I’m heading towards 40 and I’m tired of feeling not quite where I want to be.
My personal finances need a lot of work
I was almost too busy for motherhood, squeezing it in because my body clock was against me, not because I felt ready
I have a constant nagging feeling that I am running out of time for all the important things that require more money and time
Looking after myself does not come naturally. I have struggled with self image and giving too much of myself
Life is great in so many ways.
I’m blessed with good health overall
I’m happily married
We’re parents to Marley, a calm, sensitive and inquisitive little boy
We have a nice home, a project we’ve been working on for a few years
I have a great extended family and small circle of friends
I run my own business from home
I am grateful for all of this whilst I seek more. I believe life should not be average. I believe we are given talents and opportunities so we can leave a positive mark on the world. I don’t feel satisfied with what I have achieved yet.
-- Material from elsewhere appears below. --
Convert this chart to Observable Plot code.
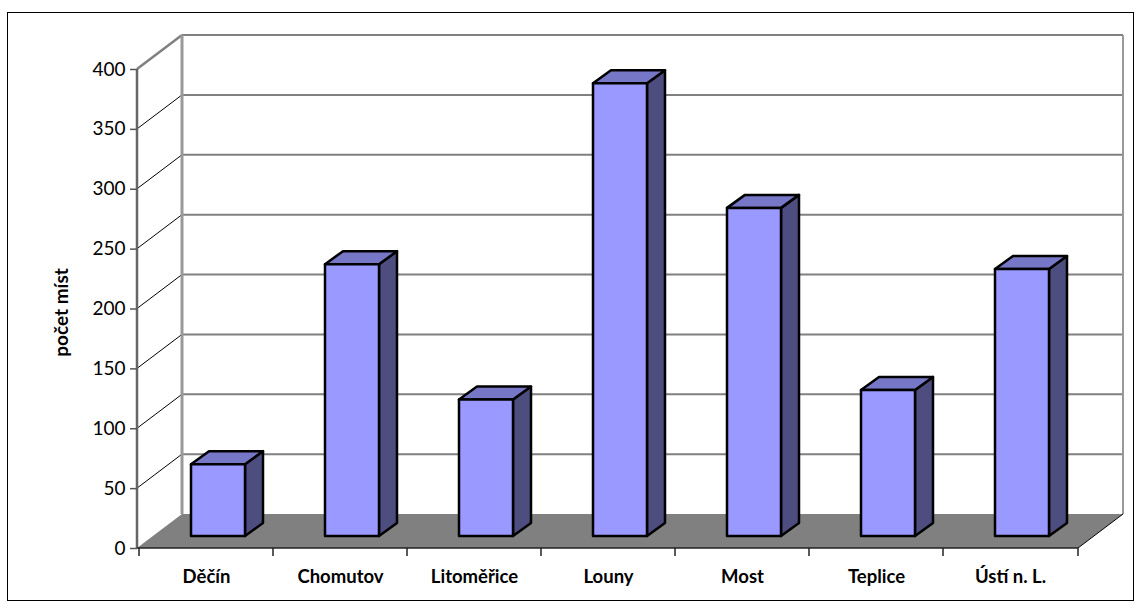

I have lived my 35+ years in Zambia and England. A mixture of Zambian, English and Scottish blood runs through my veins — a true child of our colonial history. I love Zambia and Africa as much as I am frustrated by it!
I am determined, stubborn and persistent. I am a weird mix — hard as nails, and incredibly emotional; a creative soul, with an appetite for business; I am both judgemental and kind; I probably come across confident, but I’m at war with my self talk. I’m constantly seeking the freedom to 'live'!
My money story
Wealth is really important to me, but despite how hard I have worked, it still eludes me. My personal finances are distinctly average.
I come from really simple beginnings. My childhood awareness of differences in colour and status, together with misleading religious beliefs about money have left their mark on me.
I thought that good grades and hard work would give me a high flying corporate job that would save me from everything I feared. Despite my good grades and hard work I cannot say I have prospered. And as it turns out I don’t even want a corporate job anymore! I have come to realise that it takes more than big dreams and hard work to become wealthy, stay wealthy and have the time freedom we desire.
Writing publicly about something so personal is terrifying, but it really does feel like a necessary part of my healing.
This blog started as a way for me to record what I am learning about money, wealth and well-being in one place.
I feel the pain and frustration of being a mother struggling to find her place, a mother wanting to build herself up and achieve for the sake of her family. I am a mother asking if balance is a myth.
The truth is, money is a taboo subject and I’m no expert on it. So, why am I writing about this again?!
Because my experiences of money tell me that things would be a lot better for a lot of people if we spoke more openly about money and if we got way more comfortable with it.
I’m also pretty good at researching, learning and applying things. So I’m choosing to believe that I can figure out my money thing. Sharing my findings and experiences along the way will help others figure out their money thing. And that can only be a good thing.